*Given problem*.
Start at the line holding "Emit a web page", stop at the line holding "const fitSd = [4.50, 2.57, 5.88, 1.86];", and repeat those lines exactly, both ends included; skip the pictures.

[Items from a dataset]

- - - - - - -

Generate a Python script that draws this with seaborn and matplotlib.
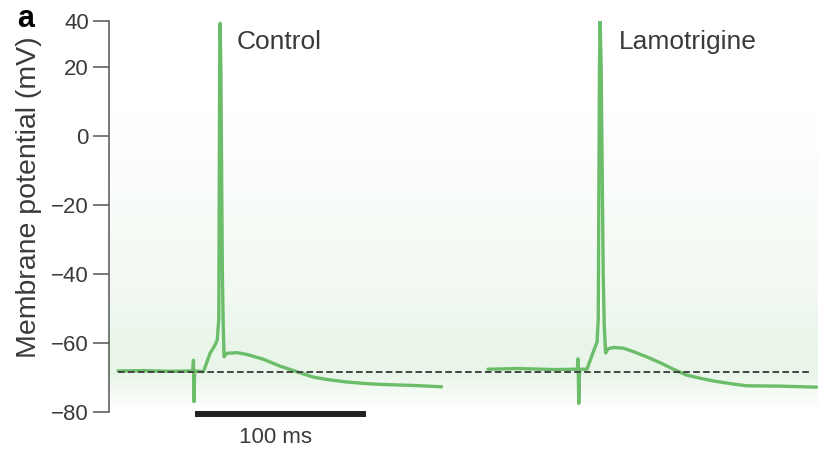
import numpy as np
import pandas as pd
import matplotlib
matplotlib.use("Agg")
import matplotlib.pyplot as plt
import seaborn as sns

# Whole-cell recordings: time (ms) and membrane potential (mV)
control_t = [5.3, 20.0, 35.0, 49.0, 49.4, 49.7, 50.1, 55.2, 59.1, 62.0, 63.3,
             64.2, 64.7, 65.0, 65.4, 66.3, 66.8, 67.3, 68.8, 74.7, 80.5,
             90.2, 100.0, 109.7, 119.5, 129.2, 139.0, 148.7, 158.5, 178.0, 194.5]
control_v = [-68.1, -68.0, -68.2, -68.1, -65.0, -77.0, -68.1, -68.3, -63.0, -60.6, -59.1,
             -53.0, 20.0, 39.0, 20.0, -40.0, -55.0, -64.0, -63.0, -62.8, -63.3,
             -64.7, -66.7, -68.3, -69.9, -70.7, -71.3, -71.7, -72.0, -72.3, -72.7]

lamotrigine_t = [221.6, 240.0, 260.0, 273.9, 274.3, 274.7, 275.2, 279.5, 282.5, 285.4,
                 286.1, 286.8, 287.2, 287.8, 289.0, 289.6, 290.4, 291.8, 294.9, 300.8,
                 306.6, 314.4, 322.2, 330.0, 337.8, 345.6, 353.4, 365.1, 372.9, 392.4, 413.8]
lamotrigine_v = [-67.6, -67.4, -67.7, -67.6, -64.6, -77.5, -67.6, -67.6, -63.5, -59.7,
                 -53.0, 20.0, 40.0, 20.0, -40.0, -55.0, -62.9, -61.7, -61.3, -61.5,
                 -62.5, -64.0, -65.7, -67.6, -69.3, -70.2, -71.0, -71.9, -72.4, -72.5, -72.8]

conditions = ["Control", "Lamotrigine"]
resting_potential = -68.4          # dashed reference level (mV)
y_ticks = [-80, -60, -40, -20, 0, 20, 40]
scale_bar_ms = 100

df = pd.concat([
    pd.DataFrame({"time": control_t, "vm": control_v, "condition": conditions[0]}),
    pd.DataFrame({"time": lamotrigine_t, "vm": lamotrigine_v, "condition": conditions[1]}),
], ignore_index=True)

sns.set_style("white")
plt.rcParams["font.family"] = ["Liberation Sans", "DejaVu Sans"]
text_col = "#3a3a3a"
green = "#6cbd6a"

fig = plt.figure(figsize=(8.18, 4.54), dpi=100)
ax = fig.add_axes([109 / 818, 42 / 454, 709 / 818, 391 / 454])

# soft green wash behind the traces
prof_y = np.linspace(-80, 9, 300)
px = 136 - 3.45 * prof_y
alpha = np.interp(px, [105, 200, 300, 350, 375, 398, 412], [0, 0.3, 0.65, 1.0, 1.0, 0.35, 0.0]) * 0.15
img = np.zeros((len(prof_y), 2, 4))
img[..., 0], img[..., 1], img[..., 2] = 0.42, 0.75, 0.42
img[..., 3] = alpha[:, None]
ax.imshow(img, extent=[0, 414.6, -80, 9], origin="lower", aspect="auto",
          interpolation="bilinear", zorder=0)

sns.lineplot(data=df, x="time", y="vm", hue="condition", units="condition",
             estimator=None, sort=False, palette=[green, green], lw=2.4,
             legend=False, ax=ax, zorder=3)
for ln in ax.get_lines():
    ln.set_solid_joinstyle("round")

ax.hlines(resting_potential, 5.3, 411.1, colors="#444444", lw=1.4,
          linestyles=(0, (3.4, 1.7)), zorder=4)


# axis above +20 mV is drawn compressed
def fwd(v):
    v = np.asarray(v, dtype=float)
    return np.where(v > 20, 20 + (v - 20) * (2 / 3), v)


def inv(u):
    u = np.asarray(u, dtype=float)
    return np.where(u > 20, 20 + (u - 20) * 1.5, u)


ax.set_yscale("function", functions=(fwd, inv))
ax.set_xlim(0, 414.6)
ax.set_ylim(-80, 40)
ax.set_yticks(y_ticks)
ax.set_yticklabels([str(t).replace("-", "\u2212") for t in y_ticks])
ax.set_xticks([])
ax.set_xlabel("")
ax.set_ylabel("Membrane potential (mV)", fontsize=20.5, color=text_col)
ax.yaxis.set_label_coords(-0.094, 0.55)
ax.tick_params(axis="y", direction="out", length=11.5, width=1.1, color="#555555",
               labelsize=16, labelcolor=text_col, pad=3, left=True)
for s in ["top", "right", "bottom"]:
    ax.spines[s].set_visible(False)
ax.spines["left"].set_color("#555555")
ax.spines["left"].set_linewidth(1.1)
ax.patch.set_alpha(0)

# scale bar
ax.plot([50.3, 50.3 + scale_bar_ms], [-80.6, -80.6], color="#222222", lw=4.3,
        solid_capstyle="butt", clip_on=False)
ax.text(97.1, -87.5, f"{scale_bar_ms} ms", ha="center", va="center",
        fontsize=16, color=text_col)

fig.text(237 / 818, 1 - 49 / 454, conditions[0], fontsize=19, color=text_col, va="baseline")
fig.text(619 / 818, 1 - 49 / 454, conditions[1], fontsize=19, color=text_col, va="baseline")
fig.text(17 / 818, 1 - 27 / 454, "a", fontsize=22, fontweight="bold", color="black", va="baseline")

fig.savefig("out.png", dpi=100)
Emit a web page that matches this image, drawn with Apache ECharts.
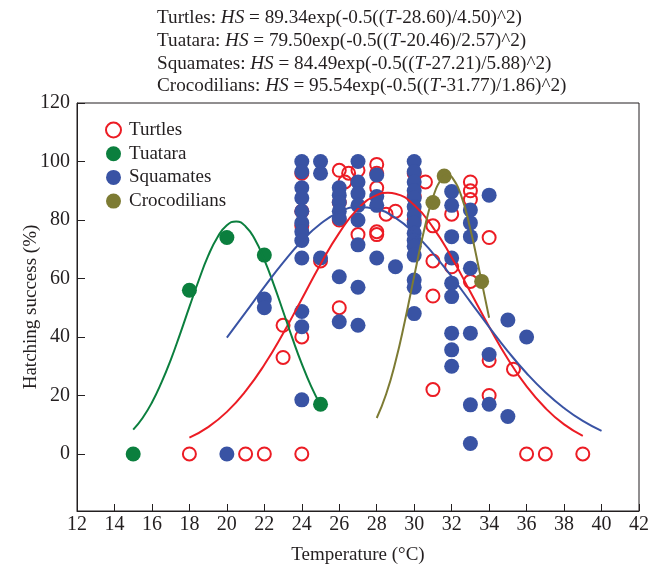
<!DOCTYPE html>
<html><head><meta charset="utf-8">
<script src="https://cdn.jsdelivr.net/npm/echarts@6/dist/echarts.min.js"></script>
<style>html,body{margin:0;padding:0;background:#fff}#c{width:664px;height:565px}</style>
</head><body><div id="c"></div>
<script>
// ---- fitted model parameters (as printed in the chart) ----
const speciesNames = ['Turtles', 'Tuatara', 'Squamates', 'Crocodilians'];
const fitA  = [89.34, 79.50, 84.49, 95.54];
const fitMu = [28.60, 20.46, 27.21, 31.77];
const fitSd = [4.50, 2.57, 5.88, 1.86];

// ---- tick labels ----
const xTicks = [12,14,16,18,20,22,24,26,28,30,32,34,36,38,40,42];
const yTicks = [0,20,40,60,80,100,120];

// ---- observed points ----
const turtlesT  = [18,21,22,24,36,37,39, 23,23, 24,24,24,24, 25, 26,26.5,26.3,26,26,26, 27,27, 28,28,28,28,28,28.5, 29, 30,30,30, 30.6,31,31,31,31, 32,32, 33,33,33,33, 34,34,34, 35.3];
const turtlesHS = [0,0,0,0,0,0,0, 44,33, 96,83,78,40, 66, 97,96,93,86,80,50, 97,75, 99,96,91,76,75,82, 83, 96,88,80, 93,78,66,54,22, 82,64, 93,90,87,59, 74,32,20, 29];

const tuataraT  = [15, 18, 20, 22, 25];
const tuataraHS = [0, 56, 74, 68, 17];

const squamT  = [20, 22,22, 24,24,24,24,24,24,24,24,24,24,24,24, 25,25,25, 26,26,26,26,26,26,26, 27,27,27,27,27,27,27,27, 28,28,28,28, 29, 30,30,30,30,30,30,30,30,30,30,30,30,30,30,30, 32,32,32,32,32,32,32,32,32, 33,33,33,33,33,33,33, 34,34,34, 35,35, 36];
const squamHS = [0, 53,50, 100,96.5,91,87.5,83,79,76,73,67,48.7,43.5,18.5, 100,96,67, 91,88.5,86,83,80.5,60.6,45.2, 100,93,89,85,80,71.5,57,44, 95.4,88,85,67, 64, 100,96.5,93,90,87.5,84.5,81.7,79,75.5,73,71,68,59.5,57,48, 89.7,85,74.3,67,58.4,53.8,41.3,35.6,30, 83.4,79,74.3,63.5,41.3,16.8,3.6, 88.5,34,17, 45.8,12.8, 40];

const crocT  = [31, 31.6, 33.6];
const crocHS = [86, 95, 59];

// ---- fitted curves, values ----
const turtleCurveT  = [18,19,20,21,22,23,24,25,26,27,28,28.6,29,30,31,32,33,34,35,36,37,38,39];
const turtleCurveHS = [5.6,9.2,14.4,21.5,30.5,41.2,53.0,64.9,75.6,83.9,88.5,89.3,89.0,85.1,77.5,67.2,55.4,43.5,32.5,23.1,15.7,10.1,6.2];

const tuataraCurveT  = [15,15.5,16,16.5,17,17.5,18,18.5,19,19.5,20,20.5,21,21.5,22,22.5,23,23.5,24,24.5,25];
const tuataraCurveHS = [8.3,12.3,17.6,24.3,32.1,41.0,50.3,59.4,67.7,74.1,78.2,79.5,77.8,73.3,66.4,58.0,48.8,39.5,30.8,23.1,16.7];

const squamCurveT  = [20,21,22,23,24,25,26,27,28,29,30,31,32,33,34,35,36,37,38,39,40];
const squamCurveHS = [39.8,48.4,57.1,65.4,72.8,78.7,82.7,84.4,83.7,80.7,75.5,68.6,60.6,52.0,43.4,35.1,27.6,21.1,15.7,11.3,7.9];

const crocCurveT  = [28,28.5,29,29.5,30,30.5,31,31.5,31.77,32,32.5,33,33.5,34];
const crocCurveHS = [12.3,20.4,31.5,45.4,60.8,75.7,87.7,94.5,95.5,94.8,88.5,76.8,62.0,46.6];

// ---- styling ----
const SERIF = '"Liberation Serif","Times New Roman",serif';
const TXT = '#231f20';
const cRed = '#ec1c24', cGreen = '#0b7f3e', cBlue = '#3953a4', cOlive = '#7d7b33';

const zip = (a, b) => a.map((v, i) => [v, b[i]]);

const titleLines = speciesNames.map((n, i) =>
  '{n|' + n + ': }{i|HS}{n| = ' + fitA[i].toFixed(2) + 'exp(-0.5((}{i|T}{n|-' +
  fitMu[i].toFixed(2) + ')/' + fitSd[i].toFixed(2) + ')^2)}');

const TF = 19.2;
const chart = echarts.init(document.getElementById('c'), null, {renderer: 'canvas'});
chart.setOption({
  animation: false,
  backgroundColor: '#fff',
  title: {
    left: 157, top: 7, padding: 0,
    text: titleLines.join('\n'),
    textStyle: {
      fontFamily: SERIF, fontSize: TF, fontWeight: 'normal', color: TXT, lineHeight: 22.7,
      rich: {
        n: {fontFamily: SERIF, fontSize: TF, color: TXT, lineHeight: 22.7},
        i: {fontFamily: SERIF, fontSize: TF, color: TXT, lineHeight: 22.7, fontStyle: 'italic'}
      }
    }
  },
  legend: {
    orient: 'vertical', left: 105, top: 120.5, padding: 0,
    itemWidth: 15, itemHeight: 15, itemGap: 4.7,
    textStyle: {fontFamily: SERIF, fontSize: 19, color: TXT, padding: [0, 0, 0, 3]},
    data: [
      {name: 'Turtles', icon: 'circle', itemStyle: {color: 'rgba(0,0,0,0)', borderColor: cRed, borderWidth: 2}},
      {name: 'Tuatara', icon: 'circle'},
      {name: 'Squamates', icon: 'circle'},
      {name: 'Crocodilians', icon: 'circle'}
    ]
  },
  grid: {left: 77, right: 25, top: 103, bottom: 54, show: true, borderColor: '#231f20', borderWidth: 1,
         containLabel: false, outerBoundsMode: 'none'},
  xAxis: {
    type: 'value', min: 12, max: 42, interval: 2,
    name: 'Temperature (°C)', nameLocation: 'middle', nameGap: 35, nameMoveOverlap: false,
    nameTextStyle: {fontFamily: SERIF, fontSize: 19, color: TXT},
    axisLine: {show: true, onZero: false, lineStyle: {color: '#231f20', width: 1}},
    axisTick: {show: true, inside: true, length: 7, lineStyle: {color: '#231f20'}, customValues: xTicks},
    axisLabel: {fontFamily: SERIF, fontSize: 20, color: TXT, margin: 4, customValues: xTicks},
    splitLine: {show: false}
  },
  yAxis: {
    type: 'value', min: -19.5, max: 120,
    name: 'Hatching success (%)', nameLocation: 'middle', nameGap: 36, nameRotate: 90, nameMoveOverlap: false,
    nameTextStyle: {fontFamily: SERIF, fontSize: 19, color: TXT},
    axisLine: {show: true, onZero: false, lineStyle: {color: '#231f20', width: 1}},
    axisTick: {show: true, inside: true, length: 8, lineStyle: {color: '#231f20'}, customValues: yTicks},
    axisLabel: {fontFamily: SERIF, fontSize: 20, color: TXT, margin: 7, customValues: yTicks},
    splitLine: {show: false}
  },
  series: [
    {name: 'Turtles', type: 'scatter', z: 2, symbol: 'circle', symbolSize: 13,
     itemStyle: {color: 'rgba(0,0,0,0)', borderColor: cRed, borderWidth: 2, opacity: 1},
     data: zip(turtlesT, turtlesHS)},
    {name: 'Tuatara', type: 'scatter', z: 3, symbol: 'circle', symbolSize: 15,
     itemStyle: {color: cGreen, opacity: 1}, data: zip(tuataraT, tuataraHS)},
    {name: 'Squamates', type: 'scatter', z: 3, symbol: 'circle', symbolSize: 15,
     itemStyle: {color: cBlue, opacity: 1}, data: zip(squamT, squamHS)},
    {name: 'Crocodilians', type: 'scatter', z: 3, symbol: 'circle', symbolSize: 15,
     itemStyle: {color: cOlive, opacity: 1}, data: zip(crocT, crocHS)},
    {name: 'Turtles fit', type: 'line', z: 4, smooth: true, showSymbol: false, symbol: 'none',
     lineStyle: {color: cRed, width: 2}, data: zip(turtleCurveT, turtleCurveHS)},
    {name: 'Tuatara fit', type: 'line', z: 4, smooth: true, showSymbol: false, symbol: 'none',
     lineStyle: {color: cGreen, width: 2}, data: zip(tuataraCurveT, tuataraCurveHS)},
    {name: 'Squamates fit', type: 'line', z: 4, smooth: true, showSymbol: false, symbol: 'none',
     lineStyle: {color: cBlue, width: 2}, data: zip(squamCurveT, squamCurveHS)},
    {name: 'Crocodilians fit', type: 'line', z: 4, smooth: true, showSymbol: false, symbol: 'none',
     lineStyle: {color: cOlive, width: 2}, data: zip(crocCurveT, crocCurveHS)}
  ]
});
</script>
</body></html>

- - - - - - -

*Complete response*.
Emit a web page that matches this image, drawn with Apache ECharts.
<!DOCTYPE html>
<html><head><meta charset="utf-8">
<script src="https://cdn.jsdelivr.net/npm/echarts@6/dist/echarts.min.js"></script>
<style>html,body{margin:0;padding:0;background:#fff}#c{width:664px;height:565px}</style>
</head><body><div id="c"></div>
<script>
// ---- fitted model parameters (as printed in the chart) ----
const speciesNames = ['Turtles', 'Tuatara', 'Squamates', 'Crocodilians'];
const fitA  = [89.34, 79.50, 84.49, 95.54];
const fitMu = [28.60, 20.46, 27.21, 31.77];
const fitSd = [4.50, 2.57, 5.88, 1.86];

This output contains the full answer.